The shift at the Federal Reserve under Jerome Powell's leadership from being data-dependent to being blinded by the desire to normalize interest rates could spell trouble for stocks, according to CNBC's Jim Cramer.

"I happen to like Mr. Powell very much. But I also like the stock market going higher," Cramer said Monday on "Squawk on the Street." "I don't want to get a Fed-mandated slowdown, but we sure seem to be getting one."

Cramer said central bankers need to look at the economic data, which he says, show steady growth without problematic inflation. There's no reason for the Fed to raise rates more aggressively, he contended. "A real slowdown in the economy could occur here; not a recession, but a slowdown."

The "Mad Money" host expressed concerns about Powell's comments last week, in which the Fed chair said the central bank still has a ways to go yet before it gets rates to where they are neither restrictive nor accommodative.

"The Fed being lockstep instead of being data-dependent is very bad for the stock market," contended Cramer, longing for the Janet Yellen days at the Fed when data dependency was the mantra.

There's been a debate for 10 years about when and how much the Fed should be taking its foot off the gas in terms of the easy money rates that were put in place to prop up economic growth, and by extension, risk assets in the wake of the 2008 financial crisis.

With a third increase this year, the current range for the Fed's benchmark rate is 2 percent to 2.25 percent. Projections released after last month's policy meeting indicated central bankers were likely to take the funds rate to 3.4 percent before pausing. Another 0.25 percent rate rise is expected in December.

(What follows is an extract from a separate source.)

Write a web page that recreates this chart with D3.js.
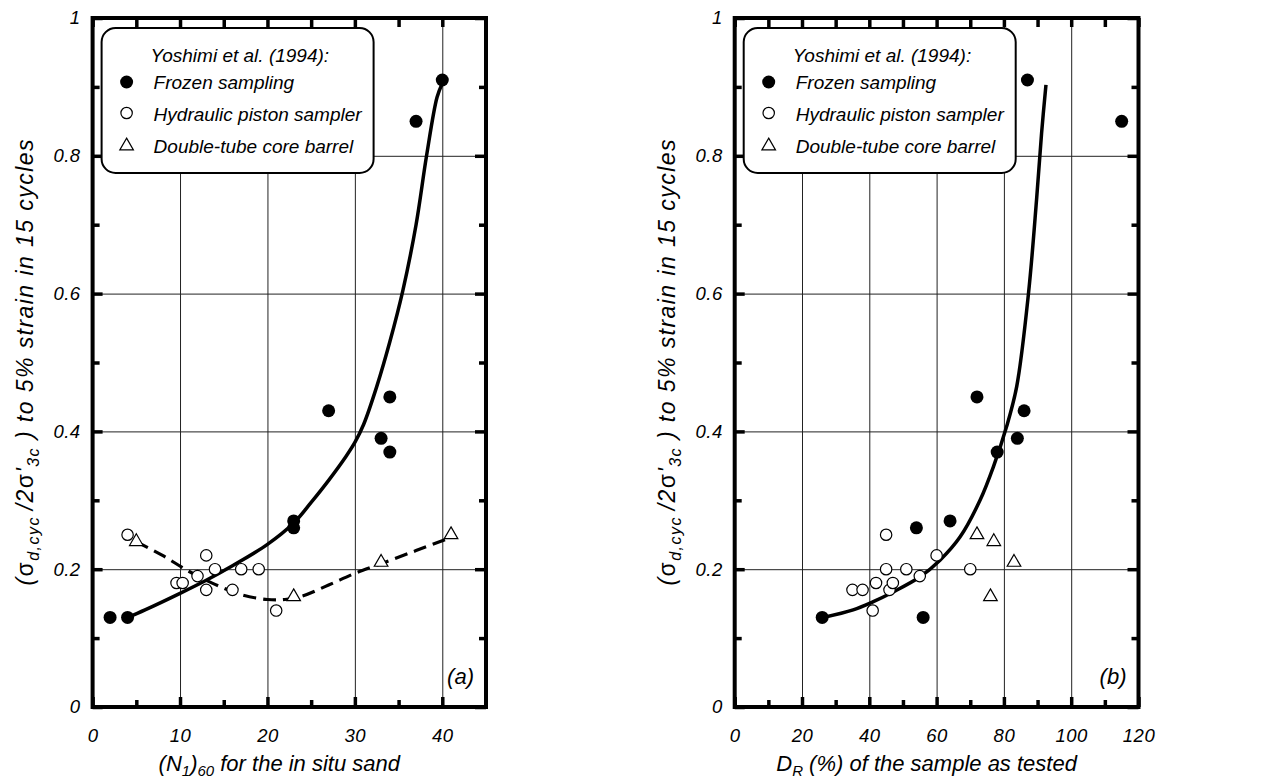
<!DOCTYPE html>
<html>
<head>
<meta charset="utf-8">
<script src="https://cdn.jsdelivr.net/npm/d3@7"></script>
<style>
	body { margin: 0; background: #fff; }
	svg { display: block; font-family: "Liberation Sans", Arial, sans-serif; font-style: italic; }
	.grid line { stroke: #222; stroke-width: 1; }
	.grid .domain { display: none; }
	.ticks line { stroke: #000; stroke-width: 3.5; }
	.ticks .domain { display: none; }
	.ticks text { font-size: 18.5px; fill: #000; font-family: "Liberation Sans", Arial, sans-serif; letter-spacing: 0.5px; }
</style>
</head>
<body>
<svg id="chart" width="1265" height="781"></svg>
<script>
// y axis, shared by both panels
var yTicks = [0, 0.2, 0.4, 0.6, 0.8, 1];
var yMinor = [0.1, 0.3, 0.5, 0.7, 0.9];
var yGrid = [0.2, 0.4, 0.6, 0.8];

// panel (a): (N1)60
var n60Ticks = [0, 10, 20, 30, 40];
var n60Minor = [5, 15, 25, 35];
var n60Grid = [10, 20, 30, 40];
var frozenA = [[2, 0.13], [4, 0.13], [23, 0.27], [23, 0.26], [27, 0.43], [33, 0.39], [34, 0.45], [34, 0.37], [37, 0.85], [40, 0.91]];
var pistonA = [[4, 0.25], [9.6, 0.18], [10.3, 0.18], [12, 0.19], [13, 0.22], [13, 0.17], [14, 0.2], [16, 0.17], [17, 0.2], [19, 0.2], [21, 0.14]];
var barrelA = [[5, 0.24], [23, 0.16], [33, 0.21], [41, 0.25]];
var fitA = [[4, 0.13], [6, 0.141], [10, 0.165], [13, 0.184], [16, 0.205], [20, 0.236], [23, 0.267], [25, 0.297], [27, 0.329], [29, 0.364], [30, 0.384], [31, 0.41], [32.5, 0.465], [34, 0.53], [35.5, 0.605], [37, 0.7], [38.2, 0.8], [39.4, 0.885], [40, 0.905]];
var trendA = [[5, 0.24], [8, 0.22], [11, 0.197], [14, 0.178], [17, 0.163], [20, 0.156], [22, 0.156], [24, 0.161], [27, 0.177], [30, 0.194], [33, 0.208], [37, 0.227], [41, 0.246]];

// panel (b): DR
var drTicks = [0, 20, 40, 60, 80, 100, 120];
var drMinor = [10, 30, 50, 70, 90, 110];
var drGrid = [20, 40, 60, 80, 100];
var frozenB = [[26, 0.13], [54, 0.26], [56, 0.13], [64, 0.27], [72, 0.45], [78, 0.37], [84, 0.39], [86, 0.43], [87, 0.91], [115, 0.85]];
var pistonB = [[35, 0.17], [38, 0.17], [41, 0.14], [42, 0.18], [45, 0.25], [45, 0.2], [46, 0.17], [47, 0.18], [51, 0.2], [55, 0.19], [60, 0.22], [70, 0.2]];
var barrelB = [[72, 0.25], [77, 0.24], [83, 0.21], [76, 0.16]];
var fitB = [[26.3, 0.13], [35.2, 0.141], [41.2, 0.153], [47.1, 0.167], [55.1, 0.189], [61, 0.213], [67, 0.247], [72.9, 0.3], [76.9, 0.349], [80.8, 0.407], [83.8, 0.465], [87.3, 0.6], [89.7, 0.736], [91.2, 0.833], [92.5, 0.903]];

var legendTitle = "Yoshimi et al. (1994):";
var legendNames = ["Frozen sampling", "Hydraulic piston sampler", "Double-tube core barrel"];

var svg = d3.select("#chart");
var plotTop = 18, plotBottom = 707;

function drawPanel(p) {
	var x = d3.scaleLinear().domain(p.domain).range([p.left, p.right]);
	var y = d3.scaleLinear().domain([0, 1]).range([plotBottom, plotTop]);
	var g = svg.append("g");

	// grid lines go first so everything else covers them
	g.append("g").attr("class", "grid").attr("transform", "translate(0," + plotBottom + ")")
		.call(d3.axisBottom(x).tickValues(p.grid).tickSize(plotTop - plotBottom).tickFormat(""));
	g.append("g").attr("class", "grid").attr("transform", "translate(" + p.left + ",0)")
		.call(d3.axisLeft(y).tickValues(yGrid).tickSize(p.left - p.right).tickFormat(""));

	var line = d3.line().x(function(d) {return x(d[0]);}).y(function(d) {return y(d[1]);}).curve(d3.curveCatmullRom.alpha(0.5));
	g.append("path").datum(p.fit).attr("d", line).attr("fill", "none").attr("stroke", "#000").attr("stroke-width", 3.5);
	if(p.trend)
		g.append("path").datum(p.trend).attr("d", line).attr("fill", "none").attr("stroke", "#000").attr("stroke-width", 3.2).attr("stroke-dasharray", "13,7");

	g.selectAll("circle.piston").data(p.piston).enter().append("circle").attr("class", "piston")
		.attr("cx", function(d) {return x(d[0]);}).attr("cy", function(d) {return y(d[1]);})
		.attr("r", 5.7).attr("fill", "#fff").attr("stroke", "#000").attr("stroke-width", 1.2);
	g.selectAll("path.barrel").data(p.barrel).enter().append("path").attr("class", "barrel")
		.attr("d", d3.symbol(d3.symbolTriangle).size(80))
		.attr("transform", function(d) {return "translate(" + x(d[0]) + "," + y(d[1]) + ")";})
		.attr("fill", "#fff").attr("stroke", "#000").attr("stroke-width", 1.2);
	g.selectAll("circle.frozen").data(p.frozen).enter().append("circle").attr("class", "frozen")
		.attr("cx", function(d) {return x(d[0]);}).attr("cy", function(d) {return y(d[1]);})
		.attr("r", 6.5).attr("fill", "#000");

	// inward ticks on all four sides, labels only bottom and left
	g.append("g").attr("class", "ticks").attr("transform", "translate(0," + plotBottom + ")")
		.call(d3.axisBottom(x).tickValues(p.ticks).tickSize(-10).tickPadding(22).tickFormat(d3.format("")));
	g.append("g").attr("class", "ticks").attr("transform", "translate(0," + plotBottom + ")")
		.call(d3.axisBottom(x).tickValues(p.minor).tickSize(-7).tickFormat(""));
	g.append("g").attr("class", "ticks").attr("transform", "translate(0," + plotTop + ")")
		.call(d3.axisTop(x).tickValues(p.ticks.concat(p.minor)).tickSize(-9).tickFormat(""));
	g.append("g").attr("class", "ticks").attr("transform", "translate(" + p.left + ",0)")
		.call(d3.axisLeft(y).tickValues(yTicks).tickSize(-10).tickPadding(12).tickFormat(d3.format("")));
	g.append("g").attr("class", "ticks").attr("transform", "translate(" + p.left + ",0)")
		.call(d3.axisLeft(y).tickValues(yMinor).tickSize(-7).tickFormat(""));
	g.append("g").attr("class", "ticks").attr("transform", "translate(" + p.right + ",0)")
		.call(d3.axisRight(y).tickValues(yTicks).tickSize(-11).tickFormat(""));
	g.append("g").attr("class", "ticks").attr("transform", "translate(" + p.right + ",0)")
		.call(d3.axisRight(y).tickValues(yMinor).tickSize(-7).tickFormat(""));
	g.selectAll(".ticks text").style("font-style", "italic");

	g.append("rect").attr("x", p.left).attr("y", plotTop).attr("width", p.right - p.left).attr("height", plotBottom - plotTop)
		.attr("fill", "none").attr("stroke", "#000").attr("stroke-width", 4);

	// legend box
	var lx = p.left + 9, ly = 28;
	var lg = g.append("g").attr("transform", "translate(" + lx + "," + ly + ")").style("font-size", "19px");
	lg.append("rect").attr("width", 272).attr("height", 145).attr("rx", 14).attr("fill", "#fff").attr("stroke", "#000").attr("stroke-width", 2);
	lg.append("text").attr("x", 49).attr("y", 34).text(legendTitle);
	lg.selectAll("text.item").data(legendNames).enter().append("text").attr("class", "item")
		.attr("x", 52).attr("y", function(d, i) {return 61 + i * 32;}).text(function(d) {return d;});
	lg.append("circle").attr("cx", 25).attr("cy", 54).attr("r", 6.5).attr("fill", "#000");
	lg.append("circle").attr("cx", 25).attr("cy", 85).attr("r", 5.7).attr("fill", "#fff").attr("stroke", "#000").attr("stroke-width", 1.2);
	lg.append("path").attr("d", d3.symbol(d3.symbolTriangle).size(80)).attr("transform", "translate(25,118)")
		.attr("fill", "#fff").attr("stroke", "#000").attr("stroke-width", 1.2);

	g.append("text").attr("x", p.right - 12).attr("y", 684).attr("text-anchor", "end").style("font-size", "22px").text(p.tag);

	// y title
	var yt = g.append("text").attr("transform", "translate(" + (p.left - 59.5) + "," + ((plotTop + plotBottom) / 2) + ") rotate(-90)")
		.attr("text-anchor", "middle").style("font-size", "23px").attr("textLength", 446).attr("lengthAdjust", "spacing");
	yt.append("tspan").text("(");
	yt.append("tspan").style("font-style", "normal").text("σ");
	yt.append("tspan").attr("dy", 6).style("font-size", "16px").text("d,cyc ");
	yt.append("tspan").attr("dy", -6).text("/2");
	yt.append("tspan").style("font-style", "normal").text("σ");
	yt.append("tspan").text("'");
	yt.append("tspan").attr("dy", 6).style("font-size", "16px").text("3c");
	yt.append("tspan").attr("dy", -6).text(" ) to 5% strain in 15 cycles");

	// x title
	var xt = g.append("text").attr("x", (p.left + p.right) / 2 - 10).attr("y", 771).attr("text-anchor", "middle").style("font-size", "22px");
	p.xtitle.forEach(function(part) {
		xt.append("tspan").attr("dy", part[1]).style("font-size", part[1] > 0 ? "15px" : null).text(part[0]);
	});
}

drawPanel({left: 92.6, right: 486, domain: [0, 45], ticks: n60Ticks, minor: n60Minor, grid: n60Grid,
	frozen: frozenA, piston: pistonA, barrel: barrelA, fit: fitA, trend: trendA, tag: "(a)",
	xtitle: [["(N", 0], ["1", 5], [")", -5], ["60", 5], [" for the in situ sand", -5]]});
drawPanel({left: 734.7, right: 1138.5, domain: [0, 120], ticks: drTicks, minor: drMinor, grid: drGrid,
	frozen: frozenB, piston: pistonB, barrel: barrelB, fit: fitB, tag: "(b)",
	xtitle: [["D", 0], ["R", 5], [" (%) of the sample as tested", -5]]});
</script>
</body>
</html>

"We do not want American industry choked off, particularly at a time when we're putting through tariffs," said Cramer, whose argument echoes criticism President Donald Trump levied at Powell in a July interview on CNBC and elsewhere.

Trump told CNBC's Joe Kernen about month after the Fed's June rate hike that he is "not happy" that every time the economy shows more strength "they want to raise rates again." But in this rare White House rebuke of the Fed, Trump also said, referring to Powell, that he "put a very good man" in charge of the central bank.